Be warned; if you’re fooled by the cover (and the fact that as of the time of writing this review, the book was in the Werewolves and Shifters category on Amazon) into thinking this is a shifter romance, it’s not. The tiger is an actual tiger who appears in the book. The cover really doesn’t much resemble the book’s contents, except in the heroine’s hair color.

Gemma, the heroine, is an American jewelry designer (allegedly, though she never goes to a jewelry workshop or actually does any design or fabrication work) who inherits an antique jeweled collar from India after her mother’s murder. Discovering that the collar is part of a bridal suite made for a nineteenth-century Indian princess, Gemma experiences flashbacks to the life of the princess when trying on the collar and other pieces of the suite which she is hired to track down. She’s not the only one looking for the suite, though, and handsome British journalist Raj Sinclair seems to have some sort of mystical connection to both it and Gemma too.

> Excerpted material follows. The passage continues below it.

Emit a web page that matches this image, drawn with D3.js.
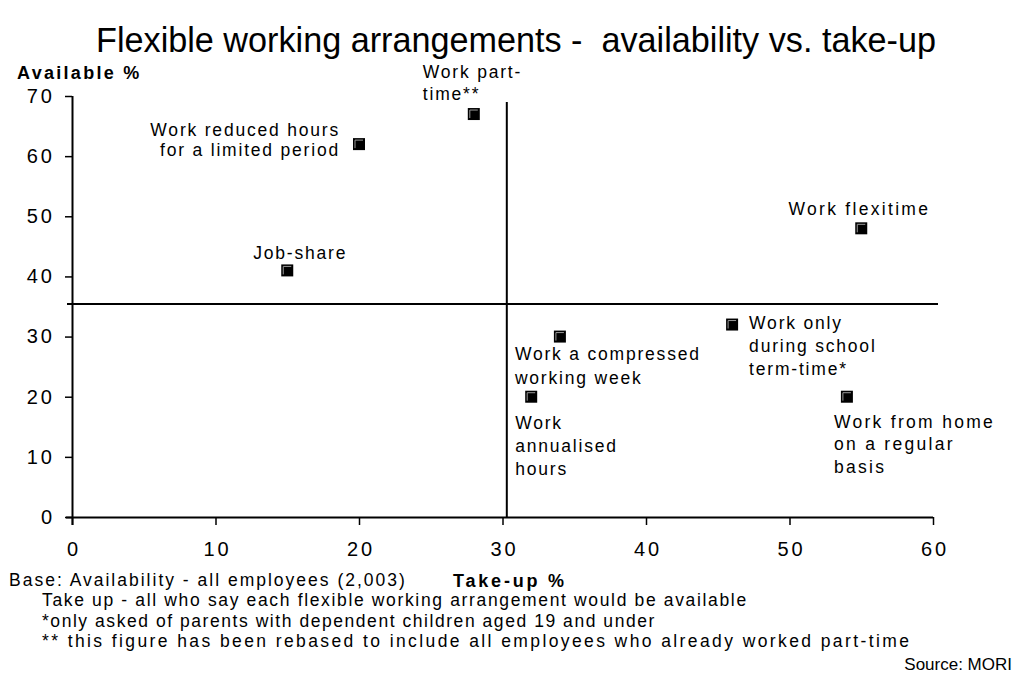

This could have been a really intriguing story, but it’s hampered by some clumsy phrasing and point of view switching, and some extremely problematic tropes, not least of which is Raj basically stalking Gemma. This can be a real hazard in reincarnation romances, and the author falls massively into the trap here by having Raj’s emotions manifest as possessive instincts.

By far the most difficult part to swallow, though, is that Gemma, a white American, is the ‘true heir’ to the bridal suite when by the end of the book we learn that there may have been an actual legitimate heir to the princess, alive and well and living in America. We never find out what happened to this heir. Never. And by completely dismissing this legitimate heir in favor of a white woman, who continually thinks of her love interest as having ‘exotic’ looks and thinks that by just putting on a sari she could ‘almost pass for a local’ in Mumbai, this book unfortunately lands squarely in the Problematically Racist category, even featuring as it does multiple interracial romances and some beautiful descriptions of life in nineteenth-century India.

I regret to say that I can’t give it any more than two stars.

Disclaimer: I received a copy of this book for review through NetGalley.